И это было бы еще не беда, если бы за этой слабостью и упрямством в сущности доброго человека не скрывалось самое детское самолюбие беспощадного эгоизма. Отсюда совершенно прозрачное козыряние с одной стороны и позорное искательство с другой, отсюда небрежно невежливое обращение с дамами, где это считалось возможным, и неузнавание знакомых на водах в обществе высокопоставленных дам. Приводились примеры. Так однажды в Петербурге я передал Тургеневу, что премилая жена племянника Егора Петровича Ковалевского просит меня привести его в ней на вечерний чай. Раскланявшись с хозяйкой, Тургенев, поставив шляпу под стул, сел спиною к хозяйке дома и, проговоривши с кем-то все время помимо хозяйки, к немалому сокрушению моему, раскланялся и уехал. На другой день Егор Петрович своим добродушным тоном выговорил мне: «ну как же вашему Тургеневу не стыдно так обижать молодую бабенку? Она всю ночь проплакала». — И это не единственный пример. С другой стороны я рассказал Тургеневу, как Кетчер встретил меня своим громогласным — «ха-ха-ха!» и восклицанием: «два раза издавал я сочинения Тургенева и два раза вычеркивал ему его постыдное подлизывание к мальчишкам. Нет таки, — напечатал, и с той поры ко мне не является: знает, что обругаю».
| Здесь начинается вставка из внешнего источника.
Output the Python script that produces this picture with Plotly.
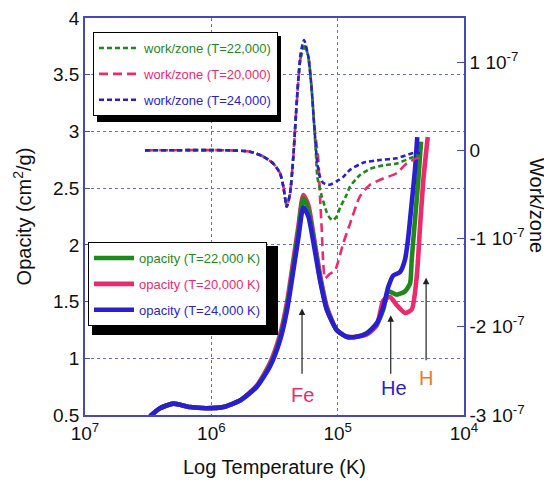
import plotly.graph_objects as go

# ---------------- data ----------------
# log10 temperature grids
opac_blue_logT = [6.485, 6.406, 6.30, 6.17, 6.04, 5.905, 5.77, 5.64, 5.535, 5.456, 5.40, 5.35, 5.31,
                  5.272, 5.232, 5.19, 5.14, 5.087, 5.008, 4.929, 4.85, 4.77, 4.69, 4.639, 4.599,
                  4.56, 4.507, 4.467, 4.441, 4.414, 4.388, 4.37]
opac_blue = [0.49, 0.56, 0.60, 0.57, 0.56, 0.57, 0.63, 0.75, 0.93, 1.16, 1.43, 1.78, 2.07,
             2.33, 2.25, 2.01, 1.69, 1.43, 1.25, 1.19, 1.19, 1.22, 1.31, 1.45, 1.63,
             1.73, 1.76, 1.87, 2.07, 2.37, 2.66, 2.95]

opac_green_logT = [6.485, 6.406, 6.30, 6.17, 6.04, 5.905, 5.77, 5.64, 5.535, 5.456, 5.40, 5.35, 5.31,
                   5.272, 5.232, 5.19, 5.14, 5.087, 5.008, 4.929, 4.85, 4.77, 4.69, 4.639, 4.599,
                   4.533, 4.467, 4.427, 4.414, 4.388, 4.362, 4.34]
opac_green = [0.49, 0.56, 0.60, 0.57, 0.56, 0.57, 0.63, 0.75, 0.94, 1.18, 1.46, 1.82, 2.13,
              2.41, 2.31, 2.05, 1.71, 1.44, 1.25, 1.19, 1.19, 1.22, 1.30, 1.43, 1.59,
              1.56, 1.59, 1.66, 1.87, 2.22, 2.57, 2.91]

opac_pink_logT = [6.485, 6.406, 6.30, 6.17, 6.04, 5.905, 5.77, 5.64, 5.535, 5.456, 5.40, 5.35, 5.31,
                  5.272, 5.232, 5.19, 5.14, 5.087, 5.008, 4.929, 4.85, 4.77, 4.69, 4.639, 4.586,
                  4.533, 4.467, 4.414, 4.374, 4.348, 4.322, 4.287]
opac_pink = [0.49, 0.56, 0.60, 0.57, 0.56, 0.57, 0.63, 0.76, 0.96, 1.21, 1.50, 1.87, 2.17,
             2.44, 2.35, 2.08, 1.74, 1.46, 1.25, 1.19, 1.19, 1.21, 1.29, 1.51, 1.54,
             1.47, 1.40, 1.43, 1.72, 2.16, 2.57, 2.95]

# work per zone, in units of 1e-7
work_blue_logT = [6.525, 5.852, 5.694, 5.589, 5.509, 5.456, 5.43, 5.403, 5.377, 5.351, 5.33, 5.312,
                  5.293, 5.266, 5.232, 5.205, 5.187, 5.161, 5.14, 5.114, 5.061, 5.008, 4.955,
                  4.902, 4.797, 4.665, 4.533, 4.401, 4.348]
work_blue = [0.0, 0.0, -0.015, -0.07, -0.15, -0.26, -0.41, -0.64, -0.49, -0.07, 0.42, 0.80,
             1.10, 1.25, 1.06, 0.68, 0.31, -0.15, -0.30, -0.37, -0.39, -0.35, -0.30,
             -0.22, -0.14, -0.11, -0.09, -0.03, -0.03]

work_green_logT = [6.525, 5.852, 5.694, 5.589, 5.509, 5.456, 5.43, 5.403, 5.377, 5.351, 5.33, 5.312,
                   5.293, 5.259, 5.232, 5.205, 5.187, 5.171, 5.161, 5.126, 5.087, 5.061, 5.034,
                   5.008, 4.981, 4.928, 4.902, 4.823, 4.744, 4.639, 4.533, 4.427, 4.362]
work_green = [0.0, 0.0, -0.015, -0.07, -0.15, -0.26, -0.41, -0.64, -0.49, -0.07, 0.40, 0.78,
              1.05, 1.18, 1.06, 0.68, 0.31, -0.07, -0.30, -0.52, -0.70, -0.77, -0.79,
              -0.75, -0.65, -0.50, -0.41, -0.28, -0.21, -0.17, -0.15, -0.09, -0.05]

work_pink_logT = [6.525, 5.852, 5.694, 5.589, 5.509, 5.456, 5.43, 5.403, 5.377, 5.351, 5.33, 5.312,
                  5.293, 5.259, 5.232, 5.205, 5.187, 5.153, 5.140, 5.126, 5.114, 5.100, 5.061,
                  5.021, 4.955, 4.902, 4.823, 4.744, 4.639, 4.533, 4.454, 4.374, 4.309]
work_pink = [0.0, 0.0, -0.015, -0.07, -0.15, -0.26, -0.41, -0.64, -0.49, -0.07, 0.40, 0.78,
             1.05, 1.18, 1.06, 0.68, 0.31, -0.11, -0.52, -0.90, -1.28, -1.45, -1.40,
             -1.36, -1.05, -0.83, -0.52, -0.39, -0.32, -0.26, -0.15, -0.09, -0.09]

WORK_UNIT = 1e-7

x_tick_vals = [1e7, 1e6, 1e5, 1e4]
x_tick_text = ["10<sup>7</sup>", "10<sup>6</sup>", "10<sup>5</sup>", "10<sup>4</sup>"]
y2_tick_vals = [-3, -2, -1, 0, 1]
y2_tick_text = ["-3 10<sup>-7</sup>", "-2 10<sup>-7</sup>", "-1 10<sup>-7</sup>", "0", "1 10<sup>-7</sup>"]

# arrow markers: label, log10 T, tail/tip opacity, label position
feature_names = ["Fe", "He", "H"]
feature_logT = [5.282, 4.58, 4.30]
feature_tail = [0.85, 0.85, 0.97]
feature_tip = [1.44, 1.38, 1.71]
feature_label_y = [0.68, 0.74, 0.83]
feature_label_logT = [5.275, 4.555, 4.298]

# ---------------- styles ----------------
GREEN = "#1e8a1e"
PINK = "#ec2a6e"
BLUE = "#2a1ed2"
ORANGE = "#f07a22"
AXIS = "#4848b8"
FONT = "Liberation Sans, Arial, sans-serif"

# the page body has an 8px margin; the figure is drawn inside it
OFF = 8
W, H = 552 - OFF, 483 - OFF
# plot-area edges in screen pixels
SL, SR, ST, SB = 85, 464, 18, 415
PL, PR, PT, PB = SL - OFF, SR - OFF, ST - OFF, SB - OFF


def T(lst):
    return [10 ** v for v in lst]


def colored(text, color):
    return f"<span style='color:{color}'>{text}</span>"


def scr2paper(sx, sy):
    return (sx - SL) / (SR - SL), (SB - sy) / (SB - ST)


fig = go.Figure()

# work / zone (dashed, right axis)
work_series = [
    ("work/zone (T=20,000)", work_pink_logT, work_pink, PINK, "9px,5px", 2),
    ("work/zone (T=22,000)", work_green_logT, work_green, GREEN, "5px,3px", 1),
    ("work/zone (T=24,000)", work_blue_logT, work_blue, BLUE, "5px,3px", 3),
]
for name, lx, vals, col, dash, rank in work_series:
    fig.add_trace(go.Scatter(
        x=T(lx), y=[v * WORK_UNIT for v in vals], yaxis="y2", mode="lines",
        name=colored(name, col),
        line=dict(color=col, width=2.6, dash=dash, shape="spline", smoothing=0.6),
        legend="legend", legendrank=rank, legendgroup=name))

# opacity (solid, left axis)
opac_series = [
    ("opacity (T=20,000 K)", opac_pink_logT, opac_pink, PINK, 2),
    ("opacity (T=22,000 K)", opac_green_logT, opac_green, GREEN, 1),
    ("opacity (T=24,000 K)", opac_blue_logT, opac_blue, BLUE, 3),
]
for name, lx, vals, col, rank in opac_series:
    fig.add_trace(go.Scatter(
        x=T(lx), y=vals, yaxis="y", mode="lines",
        name=colored(name, col),
        line=dict(color=col, width=4.6, shape="spline", smoothing=0.6),
        legend="legend2", legendrank=rank, legendgroup=name))

# arrows with element labels
label_colors = [PINK, BLUE, ORANGE]
for nm, lx, tail, tip, ly, llx, col in zip(feature_names, feature_logT, feature_tail, feature_tip,
                                           feature_label_y, feature_label_logT, label_colors):
    fig.add_annotation(x=lx, y=tip, ax=lx, ay=tail, xref="x", yref="y", axref="x", ayref="y",
                       showarrow=True, arrowhead=2, arrowsize=1.1, arrowwidth=1.2,
                       arrowcolor="#222222", text="")
    fig.add_annotation(x=llx, y=ly, xref="x", yref="y", text=nm, showarrow=False,
                       font=dict(size=20, color=col, family=FONT))

# right axis title (reads top-to-bottom)
ax_, ay_ = scr2paper(537, 205)
fig.add_annotation(x=ax_, y=ay_, xref="paper", yref="paper", text="Work/zone", showarrow=False,
                   xanchor="center", yanchor="middle",
                   textangle=90, font=dict(size=20, color="#111111", family=FONT))

# legend drop shadows (screen pixel boxes)
for (x0, y0, x1, y1) in [(97, 36, 281, 122), (92, 246, 278, 335)]:
    a0, b0 = scr2paper(x0, y1)
    a1, b1 = scr2paper(x1, y0)
    fig.add_shape(type="rect", xref="paper", yref="paper", x0=a0, y0=b0, x1=a1, y1=b1,
                  fillcolor="black", line=dict(width=0), layer="above")

lx1, ly1 = scr2paper(93, 32)
lx2, ly2 = scr2paper(88, 242)

fig.update_layout(
    width=W, height=H,
    margin=dict(l=PL, r=W - PR, t=PT, b=H - PB, autoexpand=False),
    paper_bgcolor="white", plot_bgcolor="white",
    font=dict(family=FONT, size=19, color="#111111"),
    xaxis=dict(type="log", range=[7, 4], tickvals=x_tick_vals, ticktext=x_tick_text,
               showgrid=True, gridcolor="#6a6ad0", griddash="dot", gridwidth=1,
               showline=True, linecolor=AXIS, linewidth=1.5, mirror=True, ticks="",
               title=dict(text="Log Temperature (K)", font=dict(size=20), standoff=17),
               tickfont=dict(size=19), zeroline=False, automargin=False,
               ticklabeloverflow="allow"),
    yaxis=dict(range=[0.5, 4], dtick=0.5, tick0=0.5,
               showgrid=True, gridcolor="#6a6ad0", griddash="dot", gridwidth=1,
               showline=True, linecolor=AXIS, linewidth=1.5, mirror=True,
               ticks="inside", ticklen=5, tickcolor=AXIS,
               title=dict(text="Opacity (cm<sup>2</sup>/g)", font=dict(size=20), standoff=16),
               tickfont=dict(size=19), zeroline=False, automargin=False,
               ticklabeloverflow="allow"),
    yaxis2=dict(overlaying="y", side="right", range=[-3e-7, 1.5e-7],
                tickvals=[v * WORK_UNIT for v in y2_tick_vals], ticktext=y2_tick_text,
                showgrid=False, zeroline=False, showline=True, linecolor=AXIS, linewidth=1.5,
                ticks="inside", ticklen=7, tickcolor=AXIS, tickfont=dict(size=19),
                automargin=False, ticklabeloverflow="allow"),
    legend=dict(x=lx1, y=ly1, xanchor="left", yanchor="top", bgcolor="white",
                bordercolor="black", borderwidth=1, font=dict(size=13, family=FONT),
                tracegroupgap=6, itemwidth=40, traceorder="grouped"),
    legend2=dict(x=lx2, y=ly2, xanchor="left", yanchor="top", bgcolor="white",
                 bordercolor="black", borderwidth=1, font=dict(size=13, family=FONT),
                 tracegroupgap=6, itemwidth=40, traceorder="grouped"),
    showlegend=True,
)

fig.write_html("out.html")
Его поступок с дядей, его заносчивые выходки с Толстым и со мною не имеют ли забавного вида самых слабосильных, но и самых задорных петушков корольков, Нельзя же век рассчитывать на снисхождение к слабости, но еще забавнее бреттерствовать человеку, целый век толковавшему об ужасе смерти перед людьми, целый век толкующими об ужасе жизни. Что касается до фраз о некидании ни в кого грязью, то фразам этим может доверять только тот, кто слова «qu'il fait tache snr la boue» и другие им подобнык, обращенные на людей неприятных Тургеневу, считает розами. Если можно глубоко уважать человека и в то же время говорить ему в глаза самые оскорбительные вещи — совместимо, — в таком случае я беру свои слова о его посягательстве на личность Толстого назад.
Этим объяснением кончилась до поры до времени моя с Тургеневым переписка.